As the requirements under subsection 124-885(1) of the ITAA 1997 have been met, a roll-over for the restructure is available if an entity that owns units or interests in a trust chooses to obtain it where the entity satisfies the requirements under section 124-870 of the ITAA 1997.
The facts in the ruling application indicate that Company A will satisfy the requirements under section 124-870 of the ITAA 1997.
(a) the entity owns units or interests in the transferor (the entity's original interests), and
(b) the ownership of all of its units or interests ends under a trust restructure in exchange for shares in the transferee (the entity's replacement interests),
(c) the entity must make the choice to obtain roll-over for each of its original interests,
(d) an entity that is not an Australian resident cannot choose a roll-over unless the replacement interests acquired in the transferee have the necessary connection with Australia just after their acquisition, and
(e) if the entity chooses a roll-over, it cannot make a capital loss from a CGT event that happens to its original interests during the trust restructuring period.
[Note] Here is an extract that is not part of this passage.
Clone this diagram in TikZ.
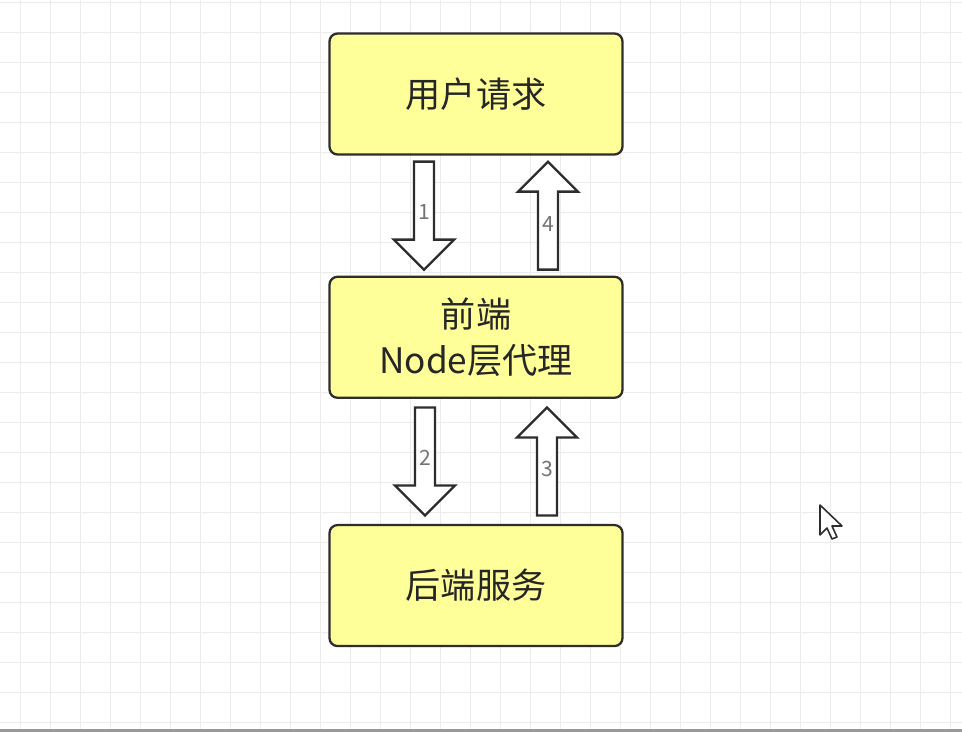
\documentclass[tikz,border=0pt]{standalone}
\usepackage{fontspec}
\setmainfont{Noto Sans CJK SC}
\usepackage{tikz}
\usetikzlibrary{positioning,calc}

\definecolor{boxyellow}{RGB}{255,255,153}
\definecolor{boxline}{RGB}{45,45,45}
\definecolor{gridgray}{RGB}{236,236,236}

\tikzset{
  layer/.style={draw=boxline, line width=1.3pt, rounded corners=0.16cm, fill=boxyellow,
    minimum width=5.86cm, minimum height=2.42cm, align=center,
    font=\fontsize{20}{26}\selectfont, text=black!85},
  blockline/.style={draw=boxline, line width=1.3pt, fill=white, line join=miter},
  numlabel/.style={font=\fontsize{12}{14}\selectfont, text=black!55, inner sep=0pt},
  pics/blockdown/.style={code={
    \draw[blockline] (-0.2,1.08) -- (0.2,1.08) -- (0.2,-0.48) -- (0.6,-0.48) -- (0,-1.08)
      -- (-0.6,-0.48) -- (-0.2,-0.48) -- cycle;
    \node[numlabel] (-num) at (0,0.08) {#1};
  }},
  pics/blockup/.style={code={
    \draw[blockline] (-0.2,-1.08) -- (0.2,-1.08) -- (0.2,0.48) -- (0.6,0.48) -- (0,1.08)
      -- (-0.6,0.48) -- (-0.2,0.48) -- cycle;
    \node[numlabel] (-num) at (0,-0.16) {#1};
  }},
}

\begin{document}
\begin{tikzpicture}[node distance=2.4cm]

% Background
\useasboundingbox (0,0) rectangle (19.24,-14.64);
\fill[white] (0,0) rectangle (19.24,-14.64);
\begin{scope}
  \clip (0,0) rectangle (19.24,-14.64);
  \draw[gridgray, line width=0.5pt, xshift=0.4cm, yshift=-0.04cm] (-0.6,-15.0) grid[step=0.6cm] (19.2,0.6);
\end{scope}
\fill[black!40] (0,-14.57) rectangle (19.24,-14.64);

% Nodes
\node (user) [layer] at (9.52,-1.88) {用户请求};
\node (proxy) [layer, below=2.4cm of user] {前端\\Node层代理};
\node (backend) [layer, below=2.5cm of proxy] {后端服务};

% Arrows
\pic (a1) at ([xshift=-1.04cm]$(user.south)!0.5!(proxy.north)$) {blockdown=1};
\pic (a4) at ([xshift=1.44cm]$(user.south)!0.5!(proxy.north)$) {blockup=4};
\pic (a2) at ([xshift=-1.02cm]$(proxy.south)!0.5!(backend.north)$) {blockdown=2};
\pic (a3) at ([xshift=1.42cm]$(proxy.south)!0.5!(backend.north)$) {blockup=3};

% Cursor
\draw[boxline, line width=0.9pt, fill=white, line join=round, shift={(16.4,-10.1)}, x=0.02cm, y=-0.02cm]
  (0,0) -- (0,30) -- (7,23) -- (12,34) -- (17,32) -- (12,21) -- (22,21) -- cycle;

\end{tikzpicture}
\end{document}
In addition, an entity is not entitled to obtain a roll-over for its ownership of an original interest ending if:
· the interest was an item of the entity's trading stock and the corresponding replacement interest becomes an item of the its trading stock when acquired, or
· the interest was not an item of the entity's trading stock but the corresponding replacement interest becomes an item of trading stock when acquired (subsection 124-870(5) of the ITAA 1997).
The facts in the ruling application indicate that Company A will satisfy all the requirements (a) to (e) above and neither its unit holding in the Unit Trust nor its share holding in the new company is trading stock. The requirements under section 124-870 of the ITAA 1997 are therefore, satisfied.
Therefore, Company A will satisfy the requirements to choose a replacement-asset roll-over in Subdivision 124-N of the ITAA 1997. The roll-over consequences for Company A are set out in Subdivision 124-A of the ITAA 1997.